Transcribe all of the material exactly, except for its pictures.

⁂

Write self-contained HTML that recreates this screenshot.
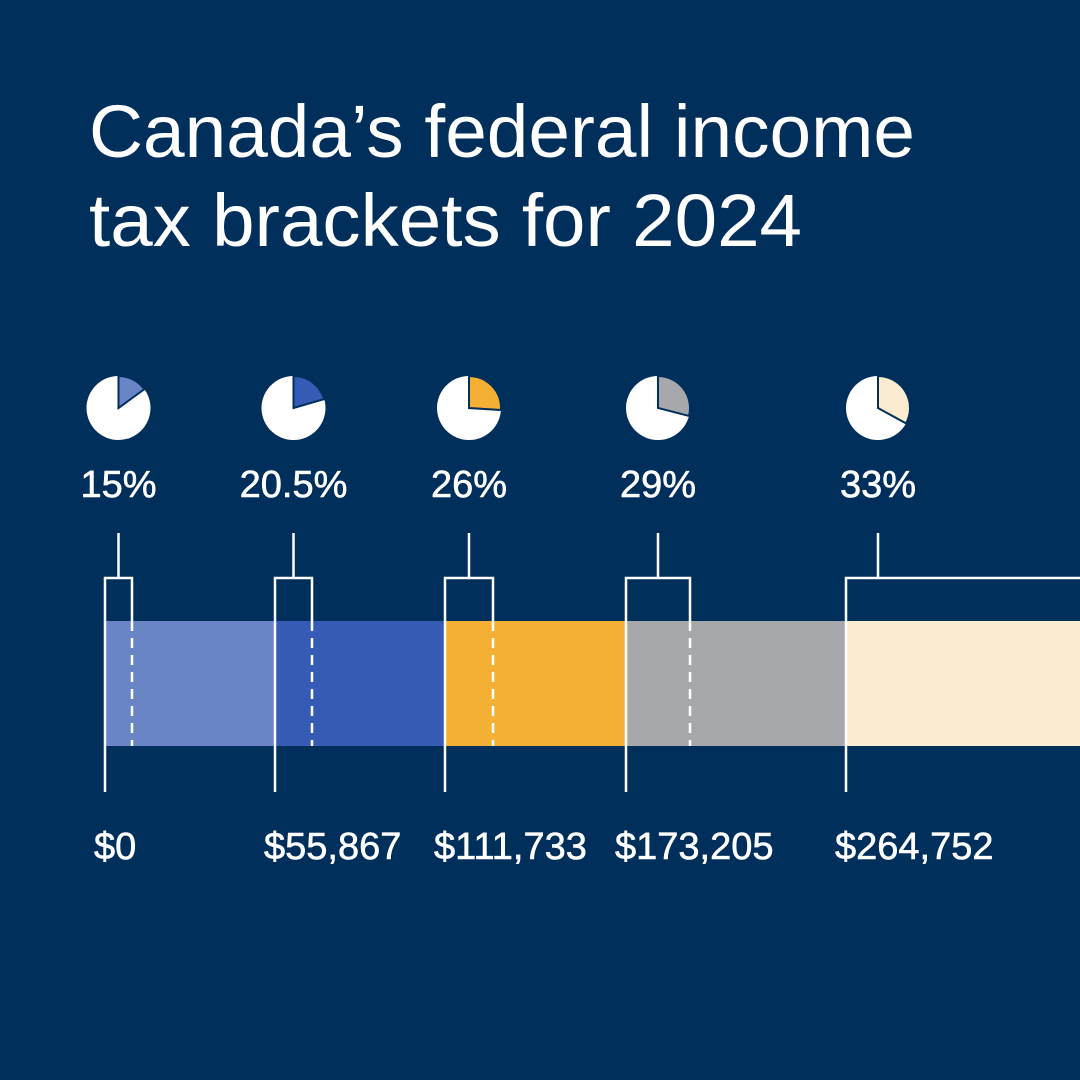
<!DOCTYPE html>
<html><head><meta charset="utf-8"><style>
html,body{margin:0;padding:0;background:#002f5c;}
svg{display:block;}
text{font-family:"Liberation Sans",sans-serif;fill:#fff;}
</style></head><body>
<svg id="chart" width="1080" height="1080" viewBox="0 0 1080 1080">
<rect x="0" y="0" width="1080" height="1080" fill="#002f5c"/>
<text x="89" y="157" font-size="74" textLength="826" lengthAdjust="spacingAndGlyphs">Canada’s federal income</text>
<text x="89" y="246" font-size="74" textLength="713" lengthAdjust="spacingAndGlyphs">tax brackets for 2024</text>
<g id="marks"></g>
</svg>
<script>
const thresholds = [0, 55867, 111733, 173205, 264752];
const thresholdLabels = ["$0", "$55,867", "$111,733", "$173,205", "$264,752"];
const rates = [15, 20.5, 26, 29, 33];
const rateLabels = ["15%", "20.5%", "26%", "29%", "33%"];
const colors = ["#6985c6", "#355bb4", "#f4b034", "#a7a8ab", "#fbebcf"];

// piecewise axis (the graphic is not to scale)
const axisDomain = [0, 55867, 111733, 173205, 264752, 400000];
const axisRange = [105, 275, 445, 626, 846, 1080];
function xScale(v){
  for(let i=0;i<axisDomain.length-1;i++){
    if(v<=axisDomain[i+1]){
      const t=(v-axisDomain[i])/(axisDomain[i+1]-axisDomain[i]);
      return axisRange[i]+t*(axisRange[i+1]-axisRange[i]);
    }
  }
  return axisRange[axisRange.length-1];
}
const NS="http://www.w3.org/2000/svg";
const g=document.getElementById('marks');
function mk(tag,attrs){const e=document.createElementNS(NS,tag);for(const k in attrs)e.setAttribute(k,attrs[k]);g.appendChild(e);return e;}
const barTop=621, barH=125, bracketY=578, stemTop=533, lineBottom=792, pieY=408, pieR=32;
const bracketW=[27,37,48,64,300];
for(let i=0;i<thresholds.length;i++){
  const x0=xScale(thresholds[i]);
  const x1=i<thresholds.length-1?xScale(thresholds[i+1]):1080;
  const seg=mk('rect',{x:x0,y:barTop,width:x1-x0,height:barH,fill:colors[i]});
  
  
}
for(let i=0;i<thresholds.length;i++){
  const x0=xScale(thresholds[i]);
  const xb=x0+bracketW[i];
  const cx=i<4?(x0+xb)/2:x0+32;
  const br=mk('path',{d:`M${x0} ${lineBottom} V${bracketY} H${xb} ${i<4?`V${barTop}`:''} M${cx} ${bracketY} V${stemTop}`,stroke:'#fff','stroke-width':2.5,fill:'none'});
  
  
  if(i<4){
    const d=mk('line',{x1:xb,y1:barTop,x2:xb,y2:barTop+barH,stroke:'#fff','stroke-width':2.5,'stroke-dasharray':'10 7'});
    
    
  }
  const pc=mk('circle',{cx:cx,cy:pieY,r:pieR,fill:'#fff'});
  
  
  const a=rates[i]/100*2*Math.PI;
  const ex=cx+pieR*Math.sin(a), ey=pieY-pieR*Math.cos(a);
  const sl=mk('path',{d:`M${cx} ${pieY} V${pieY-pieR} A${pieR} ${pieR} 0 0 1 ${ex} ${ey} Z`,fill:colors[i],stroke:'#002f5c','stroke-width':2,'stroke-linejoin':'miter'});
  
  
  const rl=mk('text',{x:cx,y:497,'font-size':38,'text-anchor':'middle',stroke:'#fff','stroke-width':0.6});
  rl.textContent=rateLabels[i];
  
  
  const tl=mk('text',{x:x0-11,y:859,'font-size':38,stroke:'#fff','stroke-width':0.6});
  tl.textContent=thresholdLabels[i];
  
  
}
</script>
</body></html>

⁂

**EXPECTED OUTPUT**
Write self-contained HTML that recreates this screenshot.
<!DOCTYPE html>
<html><head><meta charset="utf-8"><style>
html,body{margin:0;padding:0;background:#002f5c;}
svg{display:block;}
text{font-family:"Liberation Sans",sans-serif;fill:#fff;}
</style></head><body>
<svg id="chart" width="1080" height="1080" viewBox="0 0 1080 1080">
<rect x="0" y="0" width="1080" height="1080" fill="#002f5c"/>
<text x="89" y="157" font-size="74" textLength="826" lengthAdjust="spacingAndGlyphs">Canada’s federal income</text>
<text x="89" y="246" font-size="74" textLength="713" lengthAdjust="spacingAndGlyphs">tax brackets for 2024</text>
<g id="marks"></g>
</svg>
<script>
const thresholds = [0, 55867, 111733, 173205, 264752];
const thresholdLabels = ["$0", "$55,867", "$111,733", "$173,205", "$264,752"];
const rates = [15, 20.5, 26, 29, 33];
const rateLabels = ["15%", "20.5%", "26%", "29%", "33%"];
const colors = ["#6985c6", "#355bb4", "#f4b034", "#a7a8ab", "#fbebcf"];

// piecewise axis (the graphic is not to scale)
const axisDomain = [0, 55867, 111733, 173205, 264752, 400000];
const axisRange = [105, 275, 445, 626, 846, 1080];
function xScale(v){
  for(let i=0;i<axisDomain.length-1;i++){
    if(v<=axisDomain[i+1]){
      const t=(v-axisDomain[i])/(axisDomain[i+1]-axisDomain[i]);
      return axisRange[i]+t*(axisRange[i+1]-axisRange[i]);
    }
  }
  return axisRange[axisRange.length-1];
}
const NS="http://www.w3.org/2000/svg";
const g=document.getElementById('marks');
function mk(tag,attrs){const e=document.createElementNS(NS,tag);for(const k in attrs)e.setAttribute(k,attrs[k]);g.appendChild(e);return e;}
const barTop=621, barH=125, bracketY=578, stemTop=533, lineBottom=792, pieY=408, pieR=32;
const bracketW=[27,37,48,64,300];
for(let i=0;i<thresholds.length;i++){
  const x0=xScale(thresholds[i]);
  const x1=i<thresholds.length-1?xScale(thresholds[i+1]):1080;
  const seg=mk('rect',{x:x0,y:barTop,width:x1-x0,height:barH,fill:colors[i]});
  
  
}
for(let i=0;i<thresholds.length;i++){
  const x0=xScale(thresholds[i]);
  const xb=x0+bracketW[i];
  const cx=i<4?(x0+xb)/2:x0+32;
  const br=mk('path',{d:`M${x0} ${lineBottom} V${bracketY} H${xb} ${i<4?`V${barTop}`:''} M${cx} ${bracketY} V${stemTop}`,stroke:'#fff','stroke-width':2.5,fill:'none'});
  
  
  if(i<4){
    const d=mk('line',{x1:xb,y1:barTop,x2:xb,y2:barTop+barH,stroke:'#fff','stroke-width':2.5,'stroke-dasharray':'10 7'});
    
    
  }
  const pc=mk('circle',{cx:cx,cy:pieY,r:pieR,fill:'#fff'});
  
  
  const a=rates[i]/100*2*Math.PI;
  const ex=cx+pieR*Math.sin(a), ey=pieY-pieR*Math.cos(a);
  const sl=mk('path',{d:`M${cx} ${pieY} V${pieY-pieR} A${pieR} ${pieR} 0 0 1 ${ex} ${ey} Z`,fill:colors[i],stroke:'#002f5c','stroke-width':2,'stroke-linejoin':'miter'});
  
  
  const rl=mk('text',{x:cx,y:497,'font-size':38,'text-anchor':'middle',stroke:'#fff','stroke-width':0.6});
  rl.textContent=rateLabels[i];
  
  
  const tl=mk('text',{x:x0-11,y:859,'font-size':38,stroke:'#fff','stroke-width':0.6});
  tl.textContent=thresholdLabels[i];
  
  
}
</script>
</body></html>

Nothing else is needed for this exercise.